如何使用XQuery计算XML中节点的出现次数?

时间:2017-09-19 21:01:05

标签: xml xpath xquery

输入文件:

<?xml version="1.0" encoding="UTF-8"?> 
        <books>
            <book id="6636551">
                <master_information>
                    <book_xref>
                        <xref type="Fiction" type_id="1">72771KAM3</xref>
                        <xref type="Non_Fiction" type_id="2">US72771KAM36</xref>
                    </book_xref>
                </master_information>
                <book_details>
                    <price>24.95</price>
                    <publish_date>2000-10-01</publish_date>
                    <description>An in-depth look at creating applications with XML.</description>
                </book_details>
            </book>
            <book id="119818569">
                <master_information>
                    <book_xref>
                        <xref type="Fiction" type_id="1">070185UL5</xref>
                        <xref type="Non_Fiction" type_id="2">US070185UL50</xref>
                    </book_xref>
                </master_information>
                <book_details>
                    <price>19.25</price>
                    <publish_date>2002-11-01</publish_date>
                    <description>A former architect battles corporate zombies, an evil sorceress, and her own childhood to become queen of the world.</description>
                </book_details>
            </book>
            <book id="119818568">
                <master_information>
                    <book_xref>
                        <xref type="Fiction" type_id="1">070185UK7</xref>
                        <xref type="Non_Fiction" type_id="2">US070185UK77</xref>
                    </book_xref>
                </master_information>
                <book_details>
                    <price>5.95</price>
                    <publish_date>2004-05-01</publish_date>
                    <description>After the collapse of a nanotechnology society in England, the young survivors lay the foundation for a new society.</description>
                </book_details>
            </book>
            <book id="119818567">
                <master_information>
                    <book_xref>
                        <xref type="Fiction" type_id="1">070185UJ0</xref>
                        <xref type="Non_Fiction" type_id="2">US070185UJ05</xref>
                    </book_xref>
                </master_information>
                <book_details>
                    <price>4.95</price>
                    <publish_date>2000-09-02</publish_date>
                    <description>When Carla meets Paul at an ornithology conference, tempers fly as feathers get ruffled.</description>
                </book_details>
            </book>
        </books>

我编写了XQuery来显示特定字段的计数,如下所示:

for $x in //book_xref
let $c := string-join(('name of element:', count($x)), '&#10;')
return $c

预期输出:

name of element: 4

但输出结果如下:

name of element:
1
name of element:
1
name of element:
1
name of element:
1

之后我理解为什么会这样做。

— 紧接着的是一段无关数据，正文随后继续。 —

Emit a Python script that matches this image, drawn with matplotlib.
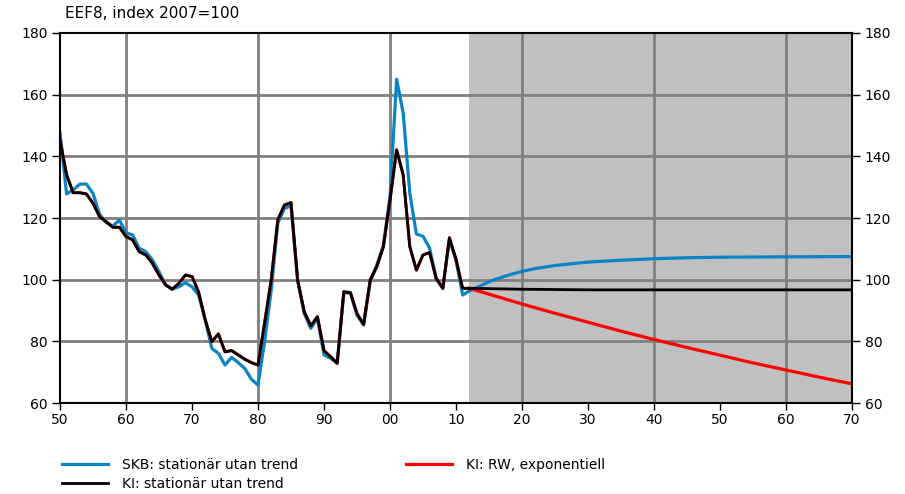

我尝试聚合计数值,但没有成功。此外,无法找到任何自动获取元素名称的功能,以便它自动包含在字符串中。

理想情况下,目标输出是

book_xref:4

我需要做什么?我错过了什么?

谢谢!感谢您的回复。

2 个答案:

答案 0 :(得分:3)

concat('book_xref:', count(//book_xref))怎么样?

您在输出中获得4个不同结果的原因是因为您正在迭代所有出现的book_xref

此外,您可以使用$x/name()获得名称,但由于您已经知道自己选择了什么,因此没有必要。

获取所有元素名称及其出现次数的一种简单但不是非常有效的方法是:

let $names := distinct-values(//*/name())
for $x in $names
let $c := concat($x, ':', count(//*[name()=$x]), '&#10;')
return $c

产生:

books:1
book:4
master_information:4
book_xref:4
xref:8
book_details:4
price:4
publish_date:4
description:4

答案 1 :(得分:2)

对于你的初步目标,@ daniel-haley已经有了一个简洁的解决方案。

如果要有效计算文档中所有元素名称的出现次数,可以在 XQuery 3.0 中使用地图和fn:fold-left(...)函数迭代处理所有元素并保持不变计算(至少在支持迭代评估的XQuery处理器中)永远不会同时在内存中包含所有元素,甚至不是同名的元素:

fold-left(
  //*,
  map{},
  function($map, $node) {
    let $name := $node/local-name()
    return map:merge((map { $name: ($map($name), 0)[1] + 1 }, $map))
  }
)

使用group by的更简单的解决方案更具可读性,但内存效率可能更低:

map:merge(
  for $node in //*
  group by $name := $node/node-name()
  return map { $name: count($node) }
)

两个查询的结果相同:

map {
  'price': 4,
  'book': 4,
  'books': 1,
  'book_details': 4,
  'master_information': 4,
  'book_xref': 4,
  'xref': 8,
  'description': 4,
  'publish_date': 4
}